Hurricanes intensify based on these things, but a couple more, less well-understood things can affect the intensity. The main one is called the eyewall replacement cycles. When a hurricane reaches category 4 or higher, the eye sometimes cuts itself off from the rest of the hurricane--you'll see 2 concentric eyewalls. What this does is it cuts off the main updrafts of the hurricane from feeding into the hurricane as a whole. As a result of this phenomenon, the hurricane weakens ever so slightly. Forecasting these eyewall replacement cycles is next to impossible; even the NHC doesn't try. But when all the other ingredients are in place, the exact intensity at landfall isn't that important.

It's going to be very powerful.

Cold is coming this time

Well, the cold I was calling for in an earlier post that I seem to have deleted (by accident) is now on its way. Looks like Thursday will be the first day of below-normal temperatures. Possibly reaching into the mid -30s overnight.

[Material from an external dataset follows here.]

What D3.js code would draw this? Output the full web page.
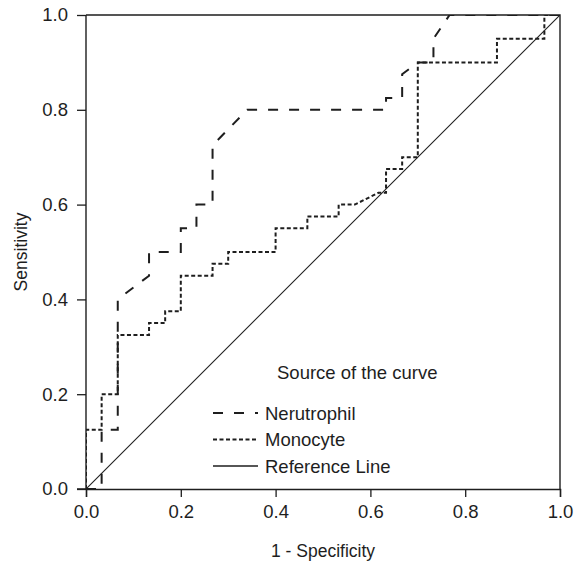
<!DOCTYPE html>
<html>
<head>
<meta charset="utf-8">
<script src="https://cdn.jsdelivr.net/npm/d3@7"></script>
<style>
  body { margin: 0; background: #fff; }
  text { font-family: "Liberation Sans", Arial, sans-serif; fill: #1e1e1e; }
</style>
</head>
<body>
<div class="canvas"></div>
<script>
// ROC curve points
const neutrophilX = [0, 0.033, 0.033, 0.067, 0.067, 0.133, 0.133, 0.2, 0.2, 0.233, 0.233, 0.267, 0.267, 0.34, 0.633, 0.633, 0.667, 0.667, 0.7, 0.733, 0.733, 0.767, 1];
const neutrophilY = [0, 0, 0.125, 0.125, 0.4, 0.45, 0.5, 0.5, 0.55, 0.55, 0.6, 0.6, 0.725, 0.8, 0.8, 0.825, 0.825, 0.875, 0.9, 0.9, 0.95, 1, 1];
const monocyteX = [0, 0, 0.033, 0.033, 0.067, 0.067, 0.133, 0.133, 0.167, 0.167, 0.2, 0.2, 0.267, 0.267, 0.3, 0.3, 0.4, 0.4, 0.467, 0.467, 0.533, 0.533, 0.567, 0.617, 0.633, 0.633, 0.667, 0.667, 0.7, 0.7, 0.867, 0.867, 0.967, 0.967, 1];
const monocyteY = [0, 0.125, 0.125, 0.2, 0.2, 0.325, 0.325, 0.35, 0.35, 0.375, 0.375, 0.45, 0.45, 0.475, 0.475, 0.5, 0.5, 0.55, 0.55, 0.575, 0.575, 0.6, 0.6, 0.625, 0.625, 0.675, 0.675, 0.7, 0.7, 0.9, 0.9, 0.95, 0.95, 1, 1];
const ticks = [0, 0.2, 0.4, 0.6, 0.8, 1.0];
const legendNames = ["Nerutrophil", "Monocyte", "Reference Line"];
const legendDash = ["10,11", "4,2.5", null];

const width = 574, height = 567;
const ink = "#1e1e1e";
const svg = d3.select(".canvas").append("svg").attr("width", width).attr("height", height);

let x = d3.scaleLinear().domain([0, 1]).range([86, 560]);
let y = d3.scaleLinear().domain([0, 1]).range([489, 15]);

let line = d3.line().x((d) => x(d[0])).y((d) => y(d[1]));

svg.append("clipPath").attr("id", "plot")
  .append("rect").attr("x", x(0)).attr("y", y(1))
  .attr("width", x(1) - x(0)).attr("height", y(0) - y(1));

let curves = svg.append("g").attr("clip-path", "url(#plot)");

// reference line
curves.append("path")
  .attr("d", line([[0, 0], [1, 1]]))
  .attr("fill", "none").attr("stroke", ink).attr("stroke-width", 1.1);

curves.append("path")
  .attr("d", line(monocyteX.map((v, i) => [v, monocyteY[i]])))
  .attr("fill", "none").attr("stroke", ink).attr("stroke-width", 2)
  .attr("stroke-dasharray", legendDash[1]);

curves.append("path")
  .attr("d", line(neutrophilX.map((v, i) => [v, neutrophilY[i]])))
  .attr("fill", "none").attr("stroke", ink).attr("stroke-width", 2)
  .attr("stroke-dasharray", legendDash[0]);

// frame
svg.append("path")
  .attr("d", `M${x(0)},${y(1)}H${x(1)}V${y(0)}`)
  .attr("fill", "none").attr("stroke", ink).attr("stroke-width", 1.4);

// axes
let xAxis = svg.append("g").attr("transform", `translate(0,${y(0)})`)
  .call(d3.axisBottom(x).tickValues(ticks).tickFormat(d3.format(".1f")).tickSize(8).tickPadding(8));
let yAxis = svg.append("g").attr("transform", `translate(${x(0)},0)`)
  .call(d3.axisLeft(y).tickValues(ticks).tickFormat(d3.format(".1f")).tickSize(9).tickPadding(9));
[xAxis, yAxis].forEach((g) => {
  g.select(".domain").attr("stroke", ink).attr("stroke-width", 1.4);
  g.selectAll(".tick line").attr("stroke", ink).attr("stroke-width", 1.3);
  g.selectAll(".tick text").style("font-size", "18.5px").attr("fill", ink);
});
yAxis.select(".domain").attr("d", `M-9,${y(0)}H0V${y(1)}`);

svg.append("text").attr("x", x(0.5)).attr("y", 557).attr("text-anchor", "middle")
  .style("font-size", "17.5px").text("1 - Specificity");
svg.append("text").attr("transform", `translate(27,${y(0.5)}) rotate(-90)`).attr("text-anchor", "middle")
  .style("font-size", "17.5px").text("Sensitivity");

// legend
svg.append("text").attr("x", 277).attr("y", 379).style("font-size", "18.5px").text("Source of the curve");
legendNames.forEach((name, i) => {
  let ly = 413 + i * 26.5;
  svg.append("line").attr("x1", 213).attr("x2", 258).attr("y1", ly).attr("y2", ly)
    .attr("stroke", ink).attr("stroke-width", i == 2 ? 1.3 : 2)
    .attr("stroke-dasharray", legendDash[i]);
  svg.append("text").attr("x", 265).attr("y", ly + 6.5).style("font-size", "18.5px").text(name);
});
</script>
</body>
</html>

On another note, the good folks at North American Weather Services have allowed me to cross-post from there to here. Since September I've been writing semi-regular weather columns for them. Over the next little while I plan to get the columns posted here, and hope for some discussion and/or questions. I want people not only to know where our storm chasing is going, but also I want people to learn and get excited about weather. Because for me, that's the best payoff of all.

Wednesday, February 08, 2006

cold outbreak no more

well, the cold air poised to smoke us turned out to be ... a lot of hot air.

so to speak.

i had my doubts, starting yesterday, when i didn't see any truly cold air up in alaska.

the end result? well, we're going to get cold fronted overnight tonight. it'll snow, and it'll get breezy.

but it won't get all that cold.

now when i look at the long-term pattern, it looks a little more dynamic, though. a system every couple of days, meaning a few cm of snow to shovel.

the coldest high i see over the next 10 days or so, now, is -10. and the coldest low? -18.

hardly the icy blast it looked like before.

Friday, February 03, 2006

crazy storm splits

i just got notified about a bunch of storm splits over northern florida. this stuff is amazing--i think i counted something like 10 storm splits over the time frame of the radar loop. if you catch this in time, the radar i'm referring to is available here. if not, i'm capturing the low-level reflectivity images and will post them on weather central soon.